### TASK DIRECTIONS:
Your task is to quote, unchanged, only the lines from the one with "Emit a Python" through the one with "VOICE_HIGH = [910, 495]", both ends included.
## BEGIN
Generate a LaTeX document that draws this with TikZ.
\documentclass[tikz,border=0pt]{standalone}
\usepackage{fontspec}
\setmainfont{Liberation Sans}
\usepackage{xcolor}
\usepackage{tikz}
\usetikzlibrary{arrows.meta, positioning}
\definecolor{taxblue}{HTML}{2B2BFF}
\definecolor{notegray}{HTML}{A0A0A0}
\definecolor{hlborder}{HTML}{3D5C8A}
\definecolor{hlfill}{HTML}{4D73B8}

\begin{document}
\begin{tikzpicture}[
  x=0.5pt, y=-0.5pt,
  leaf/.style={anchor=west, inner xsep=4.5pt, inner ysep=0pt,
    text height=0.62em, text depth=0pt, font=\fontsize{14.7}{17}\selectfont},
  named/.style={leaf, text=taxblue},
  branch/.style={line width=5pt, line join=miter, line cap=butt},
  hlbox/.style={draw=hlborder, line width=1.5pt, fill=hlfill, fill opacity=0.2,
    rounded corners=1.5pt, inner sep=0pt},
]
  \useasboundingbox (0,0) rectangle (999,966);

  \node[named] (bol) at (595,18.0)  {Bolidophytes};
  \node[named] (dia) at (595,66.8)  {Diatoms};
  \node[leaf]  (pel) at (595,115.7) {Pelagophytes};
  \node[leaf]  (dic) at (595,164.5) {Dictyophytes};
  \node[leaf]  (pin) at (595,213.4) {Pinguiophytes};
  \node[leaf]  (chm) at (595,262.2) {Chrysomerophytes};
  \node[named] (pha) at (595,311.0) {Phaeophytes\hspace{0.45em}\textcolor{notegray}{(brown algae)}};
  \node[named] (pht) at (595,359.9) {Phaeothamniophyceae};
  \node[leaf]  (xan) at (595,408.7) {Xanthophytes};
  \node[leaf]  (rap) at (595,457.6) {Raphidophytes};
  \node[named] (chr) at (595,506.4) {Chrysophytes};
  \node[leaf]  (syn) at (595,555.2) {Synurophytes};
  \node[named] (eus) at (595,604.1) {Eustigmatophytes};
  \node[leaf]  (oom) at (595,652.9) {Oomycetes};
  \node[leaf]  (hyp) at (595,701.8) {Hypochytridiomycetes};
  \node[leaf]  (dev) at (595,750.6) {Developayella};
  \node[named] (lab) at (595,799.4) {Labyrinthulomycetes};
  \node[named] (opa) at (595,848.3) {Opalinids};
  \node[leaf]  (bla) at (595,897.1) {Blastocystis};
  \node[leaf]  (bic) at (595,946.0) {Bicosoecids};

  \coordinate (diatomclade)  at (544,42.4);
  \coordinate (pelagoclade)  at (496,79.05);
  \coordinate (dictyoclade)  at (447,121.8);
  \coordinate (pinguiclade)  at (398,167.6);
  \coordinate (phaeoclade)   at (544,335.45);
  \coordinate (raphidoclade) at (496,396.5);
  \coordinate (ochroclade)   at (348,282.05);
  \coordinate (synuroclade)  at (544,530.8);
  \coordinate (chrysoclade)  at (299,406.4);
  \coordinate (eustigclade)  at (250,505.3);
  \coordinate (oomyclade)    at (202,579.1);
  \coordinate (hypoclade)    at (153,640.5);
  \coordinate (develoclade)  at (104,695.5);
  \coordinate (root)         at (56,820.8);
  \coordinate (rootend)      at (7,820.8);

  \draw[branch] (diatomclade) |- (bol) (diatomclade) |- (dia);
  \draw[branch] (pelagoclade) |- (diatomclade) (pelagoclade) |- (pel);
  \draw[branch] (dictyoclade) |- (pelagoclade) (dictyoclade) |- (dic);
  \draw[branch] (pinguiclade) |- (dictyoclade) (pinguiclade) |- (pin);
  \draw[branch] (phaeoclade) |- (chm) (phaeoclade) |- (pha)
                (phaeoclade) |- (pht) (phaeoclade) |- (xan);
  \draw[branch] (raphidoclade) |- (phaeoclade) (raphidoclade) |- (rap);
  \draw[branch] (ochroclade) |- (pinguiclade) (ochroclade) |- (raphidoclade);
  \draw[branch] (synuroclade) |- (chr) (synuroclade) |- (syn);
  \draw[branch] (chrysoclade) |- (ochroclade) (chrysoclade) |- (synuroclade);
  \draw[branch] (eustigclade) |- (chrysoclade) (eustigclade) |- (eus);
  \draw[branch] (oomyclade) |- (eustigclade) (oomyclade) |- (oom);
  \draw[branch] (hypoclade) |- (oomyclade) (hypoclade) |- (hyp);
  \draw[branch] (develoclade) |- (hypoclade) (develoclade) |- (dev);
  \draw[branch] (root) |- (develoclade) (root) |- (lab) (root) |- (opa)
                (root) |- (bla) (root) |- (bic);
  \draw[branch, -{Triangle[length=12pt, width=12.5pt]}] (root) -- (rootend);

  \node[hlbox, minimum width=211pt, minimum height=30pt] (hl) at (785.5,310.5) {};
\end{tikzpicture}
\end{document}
## END
## BEGIN
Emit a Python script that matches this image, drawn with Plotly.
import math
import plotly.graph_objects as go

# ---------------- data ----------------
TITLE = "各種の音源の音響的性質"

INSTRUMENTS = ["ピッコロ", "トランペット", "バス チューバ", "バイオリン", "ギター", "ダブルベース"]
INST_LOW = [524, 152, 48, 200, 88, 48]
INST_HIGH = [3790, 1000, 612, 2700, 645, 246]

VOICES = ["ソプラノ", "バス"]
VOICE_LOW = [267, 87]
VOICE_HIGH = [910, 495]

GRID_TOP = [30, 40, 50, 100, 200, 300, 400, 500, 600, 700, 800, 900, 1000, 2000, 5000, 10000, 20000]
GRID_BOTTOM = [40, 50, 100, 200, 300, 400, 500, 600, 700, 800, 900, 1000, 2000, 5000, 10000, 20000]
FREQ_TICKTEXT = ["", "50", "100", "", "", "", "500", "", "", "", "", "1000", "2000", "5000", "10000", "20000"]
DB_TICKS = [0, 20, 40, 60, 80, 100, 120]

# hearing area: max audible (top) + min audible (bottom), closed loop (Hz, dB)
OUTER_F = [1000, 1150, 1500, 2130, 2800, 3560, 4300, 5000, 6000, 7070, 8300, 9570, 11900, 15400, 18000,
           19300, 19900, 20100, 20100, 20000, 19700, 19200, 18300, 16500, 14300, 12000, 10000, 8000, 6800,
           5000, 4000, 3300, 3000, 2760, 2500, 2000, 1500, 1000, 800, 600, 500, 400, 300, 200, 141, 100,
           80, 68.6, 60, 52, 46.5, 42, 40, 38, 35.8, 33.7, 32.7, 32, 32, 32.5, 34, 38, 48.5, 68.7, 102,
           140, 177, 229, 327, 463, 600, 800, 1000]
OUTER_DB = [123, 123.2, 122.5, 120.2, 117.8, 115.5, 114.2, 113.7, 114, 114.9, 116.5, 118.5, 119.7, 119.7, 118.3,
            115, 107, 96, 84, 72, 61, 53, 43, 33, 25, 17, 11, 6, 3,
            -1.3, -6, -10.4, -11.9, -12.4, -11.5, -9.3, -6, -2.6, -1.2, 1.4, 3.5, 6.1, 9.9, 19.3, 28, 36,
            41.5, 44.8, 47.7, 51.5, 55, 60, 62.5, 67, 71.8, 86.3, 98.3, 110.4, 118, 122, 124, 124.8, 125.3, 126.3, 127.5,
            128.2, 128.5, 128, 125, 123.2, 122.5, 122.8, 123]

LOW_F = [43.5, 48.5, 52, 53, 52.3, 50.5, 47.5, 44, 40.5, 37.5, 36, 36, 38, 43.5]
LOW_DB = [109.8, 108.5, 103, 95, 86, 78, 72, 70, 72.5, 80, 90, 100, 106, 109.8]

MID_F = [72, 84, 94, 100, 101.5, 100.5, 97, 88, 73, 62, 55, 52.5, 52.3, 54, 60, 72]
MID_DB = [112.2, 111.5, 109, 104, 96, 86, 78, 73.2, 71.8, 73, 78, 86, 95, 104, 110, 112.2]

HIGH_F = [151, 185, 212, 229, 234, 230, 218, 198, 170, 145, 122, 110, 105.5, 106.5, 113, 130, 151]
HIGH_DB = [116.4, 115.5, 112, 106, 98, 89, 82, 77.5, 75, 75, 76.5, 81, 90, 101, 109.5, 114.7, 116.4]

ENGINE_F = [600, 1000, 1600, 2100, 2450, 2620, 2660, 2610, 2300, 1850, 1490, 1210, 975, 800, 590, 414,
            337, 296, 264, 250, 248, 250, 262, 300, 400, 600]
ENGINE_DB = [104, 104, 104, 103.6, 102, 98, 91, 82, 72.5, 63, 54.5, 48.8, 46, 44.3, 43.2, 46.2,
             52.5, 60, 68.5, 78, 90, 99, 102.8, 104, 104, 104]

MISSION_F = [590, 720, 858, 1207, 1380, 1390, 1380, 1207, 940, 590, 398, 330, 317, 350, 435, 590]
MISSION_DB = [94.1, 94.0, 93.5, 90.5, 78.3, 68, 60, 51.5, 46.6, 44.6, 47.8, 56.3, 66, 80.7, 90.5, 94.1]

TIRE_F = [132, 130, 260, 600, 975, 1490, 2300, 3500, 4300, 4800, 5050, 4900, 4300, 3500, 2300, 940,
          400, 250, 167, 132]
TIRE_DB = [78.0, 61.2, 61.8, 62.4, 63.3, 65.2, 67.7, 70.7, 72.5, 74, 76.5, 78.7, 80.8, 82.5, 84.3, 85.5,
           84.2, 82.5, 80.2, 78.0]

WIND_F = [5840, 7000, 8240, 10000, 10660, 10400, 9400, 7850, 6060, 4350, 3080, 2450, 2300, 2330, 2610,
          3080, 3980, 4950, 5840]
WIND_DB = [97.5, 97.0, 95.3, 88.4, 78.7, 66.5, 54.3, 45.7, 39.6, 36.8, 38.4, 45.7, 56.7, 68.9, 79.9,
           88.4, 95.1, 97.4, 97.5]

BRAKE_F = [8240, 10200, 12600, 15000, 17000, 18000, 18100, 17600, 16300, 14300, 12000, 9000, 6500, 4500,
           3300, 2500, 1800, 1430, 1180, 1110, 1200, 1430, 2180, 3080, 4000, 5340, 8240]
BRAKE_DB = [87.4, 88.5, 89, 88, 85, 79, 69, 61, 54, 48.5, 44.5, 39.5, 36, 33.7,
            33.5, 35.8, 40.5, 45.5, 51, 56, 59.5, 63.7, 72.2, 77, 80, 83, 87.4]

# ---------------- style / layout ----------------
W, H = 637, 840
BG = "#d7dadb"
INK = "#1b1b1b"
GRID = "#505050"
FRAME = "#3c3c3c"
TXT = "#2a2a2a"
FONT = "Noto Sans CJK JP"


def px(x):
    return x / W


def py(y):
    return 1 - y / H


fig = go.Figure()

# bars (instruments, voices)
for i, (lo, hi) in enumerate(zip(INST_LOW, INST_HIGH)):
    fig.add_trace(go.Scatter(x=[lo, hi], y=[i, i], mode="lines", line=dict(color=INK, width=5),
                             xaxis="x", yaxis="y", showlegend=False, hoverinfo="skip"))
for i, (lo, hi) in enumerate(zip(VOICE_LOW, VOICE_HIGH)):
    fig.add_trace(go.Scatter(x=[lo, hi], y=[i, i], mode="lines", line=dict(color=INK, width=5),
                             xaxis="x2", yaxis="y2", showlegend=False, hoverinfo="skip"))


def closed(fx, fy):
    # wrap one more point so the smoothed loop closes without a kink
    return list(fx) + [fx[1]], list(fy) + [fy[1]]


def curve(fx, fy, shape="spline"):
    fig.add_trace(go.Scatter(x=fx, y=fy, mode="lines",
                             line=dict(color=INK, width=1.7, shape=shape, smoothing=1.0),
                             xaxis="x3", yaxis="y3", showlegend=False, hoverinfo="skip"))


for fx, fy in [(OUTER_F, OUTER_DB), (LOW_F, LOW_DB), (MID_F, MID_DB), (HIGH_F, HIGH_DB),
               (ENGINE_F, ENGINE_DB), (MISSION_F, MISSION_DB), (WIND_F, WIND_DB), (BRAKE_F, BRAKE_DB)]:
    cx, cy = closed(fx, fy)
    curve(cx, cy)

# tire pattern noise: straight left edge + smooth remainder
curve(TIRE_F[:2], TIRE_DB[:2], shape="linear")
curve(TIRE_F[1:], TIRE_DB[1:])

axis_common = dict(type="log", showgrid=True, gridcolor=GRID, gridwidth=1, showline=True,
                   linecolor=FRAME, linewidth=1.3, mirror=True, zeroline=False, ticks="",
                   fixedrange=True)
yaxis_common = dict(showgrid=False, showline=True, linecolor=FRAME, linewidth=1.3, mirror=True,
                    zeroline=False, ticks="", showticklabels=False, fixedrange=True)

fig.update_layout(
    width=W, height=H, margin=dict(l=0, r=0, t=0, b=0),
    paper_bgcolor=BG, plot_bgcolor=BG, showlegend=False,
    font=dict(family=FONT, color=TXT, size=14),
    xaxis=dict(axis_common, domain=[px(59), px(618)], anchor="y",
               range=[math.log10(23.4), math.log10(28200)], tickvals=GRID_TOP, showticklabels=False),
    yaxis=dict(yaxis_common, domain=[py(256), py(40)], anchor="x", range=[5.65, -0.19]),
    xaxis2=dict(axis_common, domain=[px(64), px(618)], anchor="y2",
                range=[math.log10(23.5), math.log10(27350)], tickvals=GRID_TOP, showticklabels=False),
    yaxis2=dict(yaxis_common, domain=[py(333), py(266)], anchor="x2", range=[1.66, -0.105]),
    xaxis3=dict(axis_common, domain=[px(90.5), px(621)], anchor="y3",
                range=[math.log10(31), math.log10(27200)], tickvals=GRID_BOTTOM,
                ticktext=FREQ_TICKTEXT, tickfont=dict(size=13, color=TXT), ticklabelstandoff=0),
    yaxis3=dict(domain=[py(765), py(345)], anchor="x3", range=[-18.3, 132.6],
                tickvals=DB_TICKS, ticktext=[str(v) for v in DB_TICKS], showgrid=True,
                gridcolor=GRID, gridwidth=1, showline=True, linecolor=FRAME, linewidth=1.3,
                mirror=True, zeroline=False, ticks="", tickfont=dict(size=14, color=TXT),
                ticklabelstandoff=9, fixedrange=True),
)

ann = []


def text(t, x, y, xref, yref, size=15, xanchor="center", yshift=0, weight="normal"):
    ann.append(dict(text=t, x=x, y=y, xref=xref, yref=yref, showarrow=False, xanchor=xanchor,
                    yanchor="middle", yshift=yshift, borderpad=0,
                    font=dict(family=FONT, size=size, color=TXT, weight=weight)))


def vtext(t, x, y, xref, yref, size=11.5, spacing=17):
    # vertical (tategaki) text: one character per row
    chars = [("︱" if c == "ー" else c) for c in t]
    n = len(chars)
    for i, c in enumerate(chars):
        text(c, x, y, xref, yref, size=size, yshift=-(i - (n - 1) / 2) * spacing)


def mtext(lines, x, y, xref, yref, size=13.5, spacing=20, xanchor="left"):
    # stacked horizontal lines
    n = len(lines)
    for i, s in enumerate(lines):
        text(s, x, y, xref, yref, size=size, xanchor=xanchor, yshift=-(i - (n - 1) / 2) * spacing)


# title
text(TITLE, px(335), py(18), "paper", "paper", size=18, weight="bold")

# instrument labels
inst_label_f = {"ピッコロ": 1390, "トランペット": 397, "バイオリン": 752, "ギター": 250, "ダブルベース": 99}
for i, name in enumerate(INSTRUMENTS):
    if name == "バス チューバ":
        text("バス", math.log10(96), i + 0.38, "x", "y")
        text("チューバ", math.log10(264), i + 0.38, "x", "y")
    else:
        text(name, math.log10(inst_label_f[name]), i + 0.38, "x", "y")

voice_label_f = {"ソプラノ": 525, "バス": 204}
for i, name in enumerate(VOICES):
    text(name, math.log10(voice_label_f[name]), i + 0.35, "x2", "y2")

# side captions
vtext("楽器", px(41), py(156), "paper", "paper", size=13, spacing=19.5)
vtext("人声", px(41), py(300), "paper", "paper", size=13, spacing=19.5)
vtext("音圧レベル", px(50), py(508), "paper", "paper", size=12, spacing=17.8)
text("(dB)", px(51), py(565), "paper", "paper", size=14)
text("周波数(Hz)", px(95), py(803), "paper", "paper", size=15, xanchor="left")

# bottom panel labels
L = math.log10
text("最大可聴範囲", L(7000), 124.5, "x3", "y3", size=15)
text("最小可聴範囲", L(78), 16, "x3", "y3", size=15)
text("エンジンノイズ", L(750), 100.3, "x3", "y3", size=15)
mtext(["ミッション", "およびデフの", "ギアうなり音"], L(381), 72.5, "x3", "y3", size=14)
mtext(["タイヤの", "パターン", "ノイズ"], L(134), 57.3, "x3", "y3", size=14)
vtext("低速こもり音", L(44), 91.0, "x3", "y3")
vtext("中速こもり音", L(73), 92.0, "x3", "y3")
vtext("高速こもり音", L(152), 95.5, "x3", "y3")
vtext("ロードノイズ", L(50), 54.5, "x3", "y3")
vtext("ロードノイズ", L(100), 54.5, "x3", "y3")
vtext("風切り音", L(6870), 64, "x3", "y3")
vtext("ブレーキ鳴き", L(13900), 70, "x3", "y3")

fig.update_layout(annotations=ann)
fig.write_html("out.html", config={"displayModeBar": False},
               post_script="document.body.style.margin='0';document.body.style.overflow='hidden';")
## END
### PROBLEM SOLUTION:
Emit a Python script that matches this image, drawn with Plotly.
import math
import plotly.graph_objects as go

# ---------------- data ----------------
TITLE = "各種の音源の音響的性質"

INSTRUMENTS = ["ピッコロ", "トランペット", "バス チューバ", "バイオリン", "ギター", "ダブルベース"]
INST_LOW = [524, 152, 48, 200, 88, 48]
INST_HIGH = [3790, 1000, 612, 2700, 645, 246]

VOICES = ["ソプラノ", "バス"]
VOICE_LOW = [267, 87]
VOICE_HIGH = [910, 495]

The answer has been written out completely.